Сколько церквей было просто разрушено, а во скольких многоцветное убранство закрыли от верующих либо превратили в одноцветное (стерли позолоту, настенную роспись закрасили однотонной краской либо забелили известью)? Трудно сказать. Всегда ли добивались абсолютного отсутствия цвета, или же в некоторых местах, в некоторых случаях, в некоторые моменты проявлялась бόльшая терпимость (как, например, у отдельных последователей Лютера в XVII веке)? И потом, что это такое – абсолютное отсутствие цвета? Все должно стать белым? Или серым? Или черным? Или остаться некрашеным?
[183] Кроме того, когда речь идет о разрушении храмового убранства, цветоборчество трудно отделить от иконоборчества. Например, полихромная раскраска скульптур, особенно статуй святых, в глазах протестантов, конечно же, превращает их в идолов; но тут дело не в одной только полихромии. Что именно стремились уничтожить сторонники Реформации в тех многочисленных случаях, когда они разбивали витражи: изображение или цвет? А быть может, сюжет (представление божественных сущностей в антропоморфном облике, сцены из жизни Богоматери, подвиги святых, портреты пап и епископов)? И на эти вопросы у нас пока нет ответа.
Еще более жесткой была позиция вождей Реформации в отношении богослужебных цветов. В ритуале католической мессы цвет играет первостепенную роль: церковная утварь и облачения священников не только выполняют функцию, обусловленную их местом в системе богослужебных цветов, они гармонично сочетаются со светильниками, с полихромным архитектурным декором и полихромной скульптурой, с миниатюрами в священных книгах и со всеми драгоценными украшениями храма; в итоге получается настоящий спектакль, герой которого – цвет. Как движения и позы священнослужителей, как ритмы и звуки молитв, цвета необходимы для католической церковной службы. В своей борьбе против мессы, этого непристойного балагана, который выставляет напоказ никчемные украшения и богатства, «превращает служителей Церкви в фигляров» (Меланхтон), Реформация не могла нейтрально отнестись к цвету – и к самому факту его присутствия в храме, и к его роли в литургии. По мнению Цвингли, внешняя красота обрядов препятствует искреннему богопочитанию
[184]. А Лютер считает, что людскому тщеславию не место в храме. Карлштадт убежден в том, что церковь должна быть «чиста, словно синагога»

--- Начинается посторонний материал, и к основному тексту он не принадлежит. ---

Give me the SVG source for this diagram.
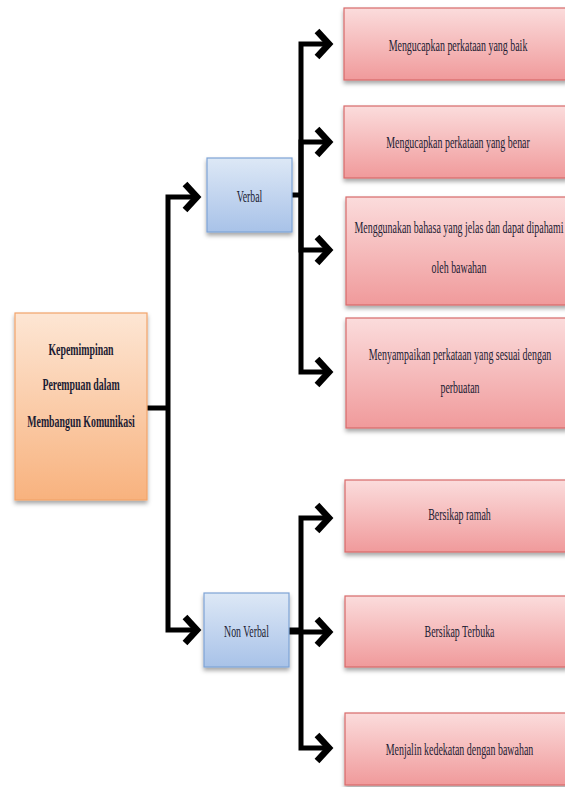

[185]. Лучшее украшение храма, говорит Кальвин, это слово Божие. И все они сходятся в том, что храм должен приводить верующих к святости, а значит, должен быть простым, гармоничным, без прикрас и излишеств, ибо чистота его облика очищает души верующих. Поэтому в протестантских храмах не найдется места богослужебным цветам, которые так важны для католицизма, и, более того, цвет не будет играть никакой роли в отправлении религиозного культа.